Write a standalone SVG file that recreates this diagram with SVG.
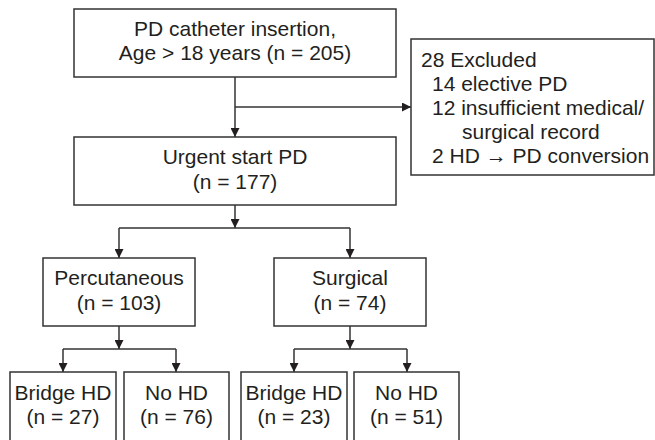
--
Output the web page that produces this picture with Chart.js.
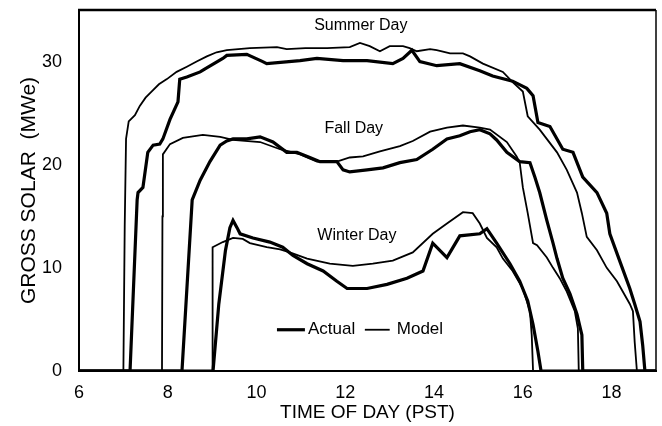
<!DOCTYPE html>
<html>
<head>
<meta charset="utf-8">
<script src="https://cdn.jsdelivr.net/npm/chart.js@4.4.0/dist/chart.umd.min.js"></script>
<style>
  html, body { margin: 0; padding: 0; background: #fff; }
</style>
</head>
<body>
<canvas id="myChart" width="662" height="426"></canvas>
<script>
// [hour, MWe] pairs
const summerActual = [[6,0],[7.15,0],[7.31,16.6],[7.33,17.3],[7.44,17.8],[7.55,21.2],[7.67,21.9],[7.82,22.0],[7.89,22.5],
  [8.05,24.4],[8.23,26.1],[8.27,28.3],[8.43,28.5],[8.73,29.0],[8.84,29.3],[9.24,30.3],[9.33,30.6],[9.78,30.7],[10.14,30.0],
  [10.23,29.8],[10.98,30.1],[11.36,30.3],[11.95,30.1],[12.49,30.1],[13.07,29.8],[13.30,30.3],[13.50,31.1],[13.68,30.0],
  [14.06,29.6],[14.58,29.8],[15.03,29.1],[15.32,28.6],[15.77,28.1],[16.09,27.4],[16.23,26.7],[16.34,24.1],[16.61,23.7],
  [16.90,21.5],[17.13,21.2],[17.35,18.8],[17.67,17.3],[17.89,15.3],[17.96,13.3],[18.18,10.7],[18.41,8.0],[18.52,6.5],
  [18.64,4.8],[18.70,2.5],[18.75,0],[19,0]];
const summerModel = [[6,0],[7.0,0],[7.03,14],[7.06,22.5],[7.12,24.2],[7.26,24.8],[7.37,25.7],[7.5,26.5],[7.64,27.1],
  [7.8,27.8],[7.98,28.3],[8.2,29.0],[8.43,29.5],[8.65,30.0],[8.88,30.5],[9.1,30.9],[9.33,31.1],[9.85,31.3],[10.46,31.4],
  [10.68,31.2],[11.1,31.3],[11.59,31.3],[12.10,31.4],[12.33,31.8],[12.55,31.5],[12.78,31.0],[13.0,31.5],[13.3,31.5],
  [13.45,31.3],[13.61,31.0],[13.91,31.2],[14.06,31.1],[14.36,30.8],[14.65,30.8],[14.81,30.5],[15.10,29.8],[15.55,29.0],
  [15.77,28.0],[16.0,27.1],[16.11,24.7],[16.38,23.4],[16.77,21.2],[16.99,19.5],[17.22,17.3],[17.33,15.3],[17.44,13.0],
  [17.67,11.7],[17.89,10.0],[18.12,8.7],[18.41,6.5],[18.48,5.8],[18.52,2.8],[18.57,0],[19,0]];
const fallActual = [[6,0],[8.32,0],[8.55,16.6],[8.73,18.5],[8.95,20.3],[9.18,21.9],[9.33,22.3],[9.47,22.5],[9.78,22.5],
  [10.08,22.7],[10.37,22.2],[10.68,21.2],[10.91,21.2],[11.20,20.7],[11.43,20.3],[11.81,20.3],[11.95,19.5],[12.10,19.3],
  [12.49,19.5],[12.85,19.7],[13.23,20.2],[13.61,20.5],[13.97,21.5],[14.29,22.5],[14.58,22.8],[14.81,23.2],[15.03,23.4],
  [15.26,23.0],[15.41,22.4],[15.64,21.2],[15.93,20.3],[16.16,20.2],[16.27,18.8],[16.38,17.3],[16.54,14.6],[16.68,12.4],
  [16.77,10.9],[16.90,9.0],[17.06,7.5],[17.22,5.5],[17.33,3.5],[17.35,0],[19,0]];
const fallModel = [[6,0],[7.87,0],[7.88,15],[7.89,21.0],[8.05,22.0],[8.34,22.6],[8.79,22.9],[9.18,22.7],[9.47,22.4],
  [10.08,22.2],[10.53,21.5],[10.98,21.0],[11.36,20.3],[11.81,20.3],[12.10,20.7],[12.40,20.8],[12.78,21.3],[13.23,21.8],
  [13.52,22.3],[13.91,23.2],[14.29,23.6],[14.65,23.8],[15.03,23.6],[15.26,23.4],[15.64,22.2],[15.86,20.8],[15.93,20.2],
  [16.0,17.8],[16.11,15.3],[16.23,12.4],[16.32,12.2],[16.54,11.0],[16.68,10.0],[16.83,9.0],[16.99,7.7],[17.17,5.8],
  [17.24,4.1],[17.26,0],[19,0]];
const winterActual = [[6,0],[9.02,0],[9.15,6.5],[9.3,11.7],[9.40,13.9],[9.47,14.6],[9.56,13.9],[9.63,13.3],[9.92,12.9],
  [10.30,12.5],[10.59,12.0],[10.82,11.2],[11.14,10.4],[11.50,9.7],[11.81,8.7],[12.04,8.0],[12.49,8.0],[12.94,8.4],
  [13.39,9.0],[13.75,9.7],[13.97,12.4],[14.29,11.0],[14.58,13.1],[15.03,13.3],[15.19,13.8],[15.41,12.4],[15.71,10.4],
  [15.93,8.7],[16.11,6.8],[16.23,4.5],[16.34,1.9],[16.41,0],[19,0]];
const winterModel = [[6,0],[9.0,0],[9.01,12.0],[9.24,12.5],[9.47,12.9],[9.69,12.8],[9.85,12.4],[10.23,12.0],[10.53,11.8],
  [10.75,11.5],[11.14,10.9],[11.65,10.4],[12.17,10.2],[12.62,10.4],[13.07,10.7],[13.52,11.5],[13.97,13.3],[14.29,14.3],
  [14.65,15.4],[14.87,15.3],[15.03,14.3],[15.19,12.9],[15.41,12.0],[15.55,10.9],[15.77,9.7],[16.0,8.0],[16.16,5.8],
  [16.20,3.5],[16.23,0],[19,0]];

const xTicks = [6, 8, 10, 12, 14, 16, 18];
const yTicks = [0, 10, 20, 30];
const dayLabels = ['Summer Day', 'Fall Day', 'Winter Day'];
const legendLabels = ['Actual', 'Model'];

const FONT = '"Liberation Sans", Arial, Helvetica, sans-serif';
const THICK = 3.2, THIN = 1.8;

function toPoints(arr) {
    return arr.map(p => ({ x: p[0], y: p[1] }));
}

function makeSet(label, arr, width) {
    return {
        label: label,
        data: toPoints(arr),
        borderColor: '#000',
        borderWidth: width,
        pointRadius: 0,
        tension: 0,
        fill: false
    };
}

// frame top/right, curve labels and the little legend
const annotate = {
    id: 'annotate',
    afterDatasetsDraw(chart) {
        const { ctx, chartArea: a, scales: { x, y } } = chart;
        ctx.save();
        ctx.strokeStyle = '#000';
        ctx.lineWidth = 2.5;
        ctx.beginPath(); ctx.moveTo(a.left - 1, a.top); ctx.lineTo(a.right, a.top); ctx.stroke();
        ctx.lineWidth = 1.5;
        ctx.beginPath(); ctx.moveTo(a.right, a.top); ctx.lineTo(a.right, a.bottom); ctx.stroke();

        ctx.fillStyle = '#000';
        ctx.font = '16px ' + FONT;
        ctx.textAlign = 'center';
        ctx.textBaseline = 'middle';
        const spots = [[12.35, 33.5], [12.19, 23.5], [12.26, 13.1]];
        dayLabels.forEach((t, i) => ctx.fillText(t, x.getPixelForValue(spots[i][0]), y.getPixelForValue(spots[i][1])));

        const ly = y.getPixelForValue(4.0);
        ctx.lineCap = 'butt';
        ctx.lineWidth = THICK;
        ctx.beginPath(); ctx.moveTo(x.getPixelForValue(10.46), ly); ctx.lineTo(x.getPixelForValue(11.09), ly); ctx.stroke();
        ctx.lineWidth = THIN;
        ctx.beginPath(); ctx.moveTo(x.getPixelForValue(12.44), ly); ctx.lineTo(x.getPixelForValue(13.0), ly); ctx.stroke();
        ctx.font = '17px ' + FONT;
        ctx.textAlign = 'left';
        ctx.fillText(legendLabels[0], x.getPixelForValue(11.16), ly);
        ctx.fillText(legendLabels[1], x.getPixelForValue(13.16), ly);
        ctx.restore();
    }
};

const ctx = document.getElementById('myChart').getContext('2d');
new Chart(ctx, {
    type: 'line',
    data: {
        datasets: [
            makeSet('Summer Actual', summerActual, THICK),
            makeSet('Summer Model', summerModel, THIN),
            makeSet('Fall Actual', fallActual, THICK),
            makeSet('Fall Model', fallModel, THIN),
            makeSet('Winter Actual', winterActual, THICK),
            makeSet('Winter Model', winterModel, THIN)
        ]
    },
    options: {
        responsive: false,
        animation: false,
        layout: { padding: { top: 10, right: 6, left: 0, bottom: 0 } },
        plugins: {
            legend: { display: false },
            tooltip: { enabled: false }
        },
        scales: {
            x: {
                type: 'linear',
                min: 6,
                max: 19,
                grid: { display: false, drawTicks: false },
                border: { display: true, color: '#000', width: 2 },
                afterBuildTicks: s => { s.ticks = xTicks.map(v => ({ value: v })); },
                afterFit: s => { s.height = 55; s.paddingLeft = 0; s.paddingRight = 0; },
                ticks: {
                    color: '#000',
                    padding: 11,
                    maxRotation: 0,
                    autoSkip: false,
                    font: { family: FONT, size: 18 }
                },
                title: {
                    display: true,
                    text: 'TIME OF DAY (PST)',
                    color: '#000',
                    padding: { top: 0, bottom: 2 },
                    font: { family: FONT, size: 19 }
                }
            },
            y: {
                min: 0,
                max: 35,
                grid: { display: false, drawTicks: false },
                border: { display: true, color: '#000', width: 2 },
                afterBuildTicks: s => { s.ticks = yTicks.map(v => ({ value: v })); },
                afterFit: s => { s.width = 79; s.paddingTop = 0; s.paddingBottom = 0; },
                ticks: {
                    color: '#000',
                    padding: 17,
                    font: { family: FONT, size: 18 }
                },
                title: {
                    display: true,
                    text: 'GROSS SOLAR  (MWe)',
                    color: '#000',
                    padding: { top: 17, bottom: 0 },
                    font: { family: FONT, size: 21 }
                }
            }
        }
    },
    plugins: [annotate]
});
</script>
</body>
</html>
---
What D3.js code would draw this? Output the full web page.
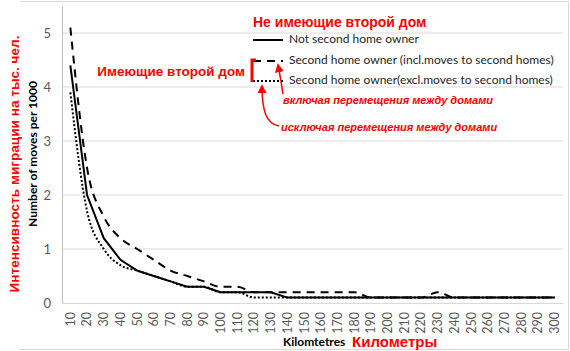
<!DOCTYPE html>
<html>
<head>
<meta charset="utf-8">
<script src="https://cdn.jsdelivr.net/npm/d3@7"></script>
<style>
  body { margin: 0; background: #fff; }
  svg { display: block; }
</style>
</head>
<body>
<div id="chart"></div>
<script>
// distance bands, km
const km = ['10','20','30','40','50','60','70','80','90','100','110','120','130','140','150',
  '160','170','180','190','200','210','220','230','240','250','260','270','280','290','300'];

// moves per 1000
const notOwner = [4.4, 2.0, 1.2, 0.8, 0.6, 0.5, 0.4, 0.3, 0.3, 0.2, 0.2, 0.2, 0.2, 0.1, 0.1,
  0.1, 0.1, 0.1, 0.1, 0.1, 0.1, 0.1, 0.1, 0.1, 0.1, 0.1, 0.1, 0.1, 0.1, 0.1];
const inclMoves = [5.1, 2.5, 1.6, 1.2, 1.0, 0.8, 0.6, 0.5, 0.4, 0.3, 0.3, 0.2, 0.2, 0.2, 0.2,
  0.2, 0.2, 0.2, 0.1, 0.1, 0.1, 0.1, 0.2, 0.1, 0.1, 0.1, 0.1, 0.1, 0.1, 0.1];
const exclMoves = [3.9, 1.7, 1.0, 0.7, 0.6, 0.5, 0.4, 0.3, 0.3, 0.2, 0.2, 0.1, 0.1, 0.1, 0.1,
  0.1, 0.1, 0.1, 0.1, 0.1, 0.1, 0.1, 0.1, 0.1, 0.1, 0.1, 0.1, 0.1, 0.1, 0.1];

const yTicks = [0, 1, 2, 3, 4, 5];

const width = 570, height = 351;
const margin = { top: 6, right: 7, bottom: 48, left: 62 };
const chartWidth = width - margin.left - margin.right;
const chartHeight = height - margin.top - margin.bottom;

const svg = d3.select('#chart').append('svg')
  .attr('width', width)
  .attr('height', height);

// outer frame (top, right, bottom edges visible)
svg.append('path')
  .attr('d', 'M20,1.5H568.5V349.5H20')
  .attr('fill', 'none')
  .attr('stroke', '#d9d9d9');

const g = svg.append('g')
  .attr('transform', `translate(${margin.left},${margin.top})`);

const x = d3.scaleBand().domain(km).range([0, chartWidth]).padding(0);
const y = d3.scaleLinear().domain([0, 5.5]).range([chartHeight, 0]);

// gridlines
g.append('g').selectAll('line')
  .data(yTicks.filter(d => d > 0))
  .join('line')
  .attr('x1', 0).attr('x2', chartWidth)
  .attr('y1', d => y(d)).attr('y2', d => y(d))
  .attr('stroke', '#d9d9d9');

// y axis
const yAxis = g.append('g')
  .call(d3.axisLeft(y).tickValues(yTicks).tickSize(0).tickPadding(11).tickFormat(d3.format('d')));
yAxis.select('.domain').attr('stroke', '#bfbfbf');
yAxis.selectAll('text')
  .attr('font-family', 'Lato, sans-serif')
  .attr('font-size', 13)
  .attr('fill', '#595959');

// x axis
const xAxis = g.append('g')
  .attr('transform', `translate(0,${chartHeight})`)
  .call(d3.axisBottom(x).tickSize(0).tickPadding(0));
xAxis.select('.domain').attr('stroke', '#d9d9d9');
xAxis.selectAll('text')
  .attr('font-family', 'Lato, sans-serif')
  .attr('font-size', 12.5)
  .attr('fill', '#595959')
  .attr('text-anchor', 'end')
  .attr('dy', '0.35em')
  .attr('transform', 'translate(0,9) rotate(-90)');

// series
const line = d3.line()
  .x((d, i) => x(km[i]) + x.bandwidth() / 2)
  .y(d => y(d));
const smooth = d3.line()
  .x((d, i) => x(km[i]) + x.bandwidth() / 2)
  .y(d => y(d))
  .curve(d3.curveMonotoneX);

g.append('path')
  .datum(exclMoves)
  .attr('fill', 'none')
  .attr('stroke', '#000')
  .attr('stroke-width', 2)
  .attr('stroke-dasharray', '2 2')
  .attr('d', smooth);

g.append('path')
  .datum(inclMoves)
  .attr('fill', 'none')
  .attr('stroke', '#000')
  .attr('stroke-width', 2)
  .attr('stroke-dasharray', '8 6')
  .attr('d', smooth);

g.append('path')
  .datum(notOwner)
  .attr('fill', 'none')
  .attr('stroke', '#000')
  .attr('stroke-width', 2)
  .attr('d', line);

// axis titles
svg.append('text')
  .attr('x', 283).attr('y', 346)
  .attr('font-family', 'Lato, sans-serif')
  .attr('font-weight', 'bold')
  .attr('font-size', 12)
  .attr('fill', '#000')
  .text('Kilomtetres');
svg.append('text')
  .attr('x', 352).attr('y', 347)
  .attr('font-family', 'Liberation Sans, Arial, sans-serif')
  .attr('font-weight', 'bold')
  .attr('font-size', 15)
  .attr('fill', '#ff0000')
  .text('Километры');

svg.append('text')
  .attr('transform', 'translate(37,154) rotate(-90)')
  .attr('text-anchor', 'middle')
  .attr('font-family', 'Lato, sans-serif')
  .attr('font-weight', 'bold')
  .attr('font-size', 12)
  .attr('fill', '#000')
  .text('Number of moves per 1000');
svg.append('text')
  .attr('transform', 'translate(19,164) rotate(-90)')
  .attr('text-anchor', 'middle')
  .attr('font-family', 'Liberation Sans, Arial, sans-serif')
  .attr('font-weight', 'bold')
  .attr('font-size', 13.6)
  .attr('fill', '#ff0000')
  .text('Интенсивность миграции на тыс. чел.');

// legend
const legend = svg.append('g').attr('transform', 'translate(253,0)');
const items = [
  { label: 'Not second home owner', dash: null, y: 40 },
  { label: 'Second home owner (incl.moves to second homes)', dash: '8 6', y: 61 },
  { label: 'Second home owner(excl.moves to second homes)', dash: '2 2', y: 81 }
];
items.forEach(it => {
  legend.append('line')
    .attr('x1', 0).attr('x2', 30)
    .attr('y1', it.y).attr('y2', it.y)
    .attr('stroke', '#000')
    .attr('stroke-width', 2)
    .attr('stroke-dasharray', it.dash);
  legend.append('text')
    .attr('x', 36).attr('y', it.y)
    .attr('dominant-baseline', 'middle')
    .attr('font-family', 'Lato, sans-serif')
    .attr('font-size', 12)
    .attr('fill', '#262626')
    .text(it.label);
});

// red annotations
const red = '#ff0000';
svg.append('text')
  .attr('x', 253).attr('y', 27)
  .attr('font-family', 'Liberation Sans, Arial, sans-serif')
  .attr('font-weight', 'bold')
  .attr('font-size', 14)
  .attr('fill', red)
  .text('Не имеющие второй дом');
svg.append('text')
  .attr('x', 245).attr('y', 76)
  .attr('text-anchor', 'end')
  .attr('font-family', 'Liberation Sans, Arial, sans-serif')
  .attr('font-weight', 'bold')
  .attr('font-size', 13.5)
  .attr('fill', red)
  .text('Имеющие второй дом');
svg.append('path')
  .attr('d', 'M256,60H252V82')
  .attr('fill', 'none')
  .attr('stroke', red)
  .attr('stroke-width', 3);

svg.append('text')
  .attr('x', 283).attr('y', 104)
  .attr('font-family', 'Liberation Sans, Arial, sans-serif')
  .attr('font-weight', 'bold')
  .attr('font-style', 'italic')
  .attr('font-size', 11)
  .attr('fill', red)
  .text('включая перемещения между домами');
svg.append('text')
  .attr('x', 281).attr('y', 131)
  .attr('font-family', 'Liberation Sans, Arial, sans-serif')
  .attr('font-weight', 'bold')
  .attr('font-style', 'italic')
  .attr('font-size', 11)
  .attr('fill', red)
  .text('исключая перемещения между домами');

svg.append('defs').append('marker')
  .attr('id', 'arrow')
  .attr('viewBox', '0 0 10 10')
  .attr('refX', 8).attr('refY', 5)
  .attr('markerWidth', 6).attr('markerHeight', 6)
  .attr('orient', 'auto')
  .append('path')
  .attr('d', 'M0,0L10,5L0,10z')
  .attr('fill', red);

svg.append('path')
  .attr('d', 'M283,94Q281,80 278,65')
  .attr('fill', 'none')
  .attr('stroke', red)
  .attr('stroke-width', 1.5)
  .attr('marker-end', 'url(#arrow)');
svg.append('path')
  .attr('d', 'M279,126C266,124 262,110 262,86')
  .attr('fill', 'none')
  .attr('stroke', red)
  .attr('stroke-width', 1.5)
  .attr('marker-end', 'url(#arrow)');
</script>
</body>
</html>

Exercise goal: Reproduce, starting at the line containing "What D3.js code" and stopping after the line containing "const chartHeight = height", each of those lines exactly and no others; leave pictures out.

Result:
What D3.js code would draw this? Output the full web page.
<!DOCTYPE html>
<html>
<head>
<meta charset="utf-8">
<script src="https://cdn.jsdelivr.net/npm/d3@7"></script>
<style>
  body { margin: 0; background: #fff; }
  svg { display: block; }
</style>
</head>
<body>
<div id="chart"></div>
<script>
// distance bands, km
const km = ['10','20','30','40','50','60','70','80','90','100','110','120','130','140','150',
  '160','170','180','190','200','210','220','230','240','250','260','270','280','290','300'];

// moves per 1000
const notOwner = [4.4, 2.0, 1.2, 0.8, 0.6, 0.5, 0.4, 0.3, 0.3, 0.2, 0.2, 0.2, 0.2, 0.1, 0.1,
  0.1, 0.1, 0.1, 0.1, 0.1, 0.1, 0.1, 0.1, 0.1, 0.1, 0.1, 0.1, 0.1, 0.1, 0.1];
const inclMoves = [5.1, 2.5, 1.6, 1.2, 1.0, 0.8, 0.6, 0.5, 0.4, 0.3, 0.3, 0.2, 0.2, 0.2, 0.2,
  0.2, 0.2, 0.2, 0.1, 0.1, 0.1, 0.1, 0.2, 0.1, 0.1, 0.1, 0.1, 0.1, 0.1, 0.1];
const exclMoves = [3.9, 1.7, 1.0, 0.7, 0.6, 0.5, 0.4, 0.3, 0.3, 0.2, 0.2, 0.1, 0.1, 0.1, 0.1,
  0.1, 0.1, 0.1, 0.1, 0.1, 0.1, 0.1, 0.1, 0.1, 0.1, 0.1, 0.1, 0.1, 0.1, 0.1];

const yTicks = [0, 1, 2, 3, 4, 5];

const width = 570, height = 351;
const margin = { top: 6, right: 7, bottom: 48, left: 62 };
const chartWidth = width - margin.left - margin.right;
const chartHeight = height - margin.top - margin.bottom;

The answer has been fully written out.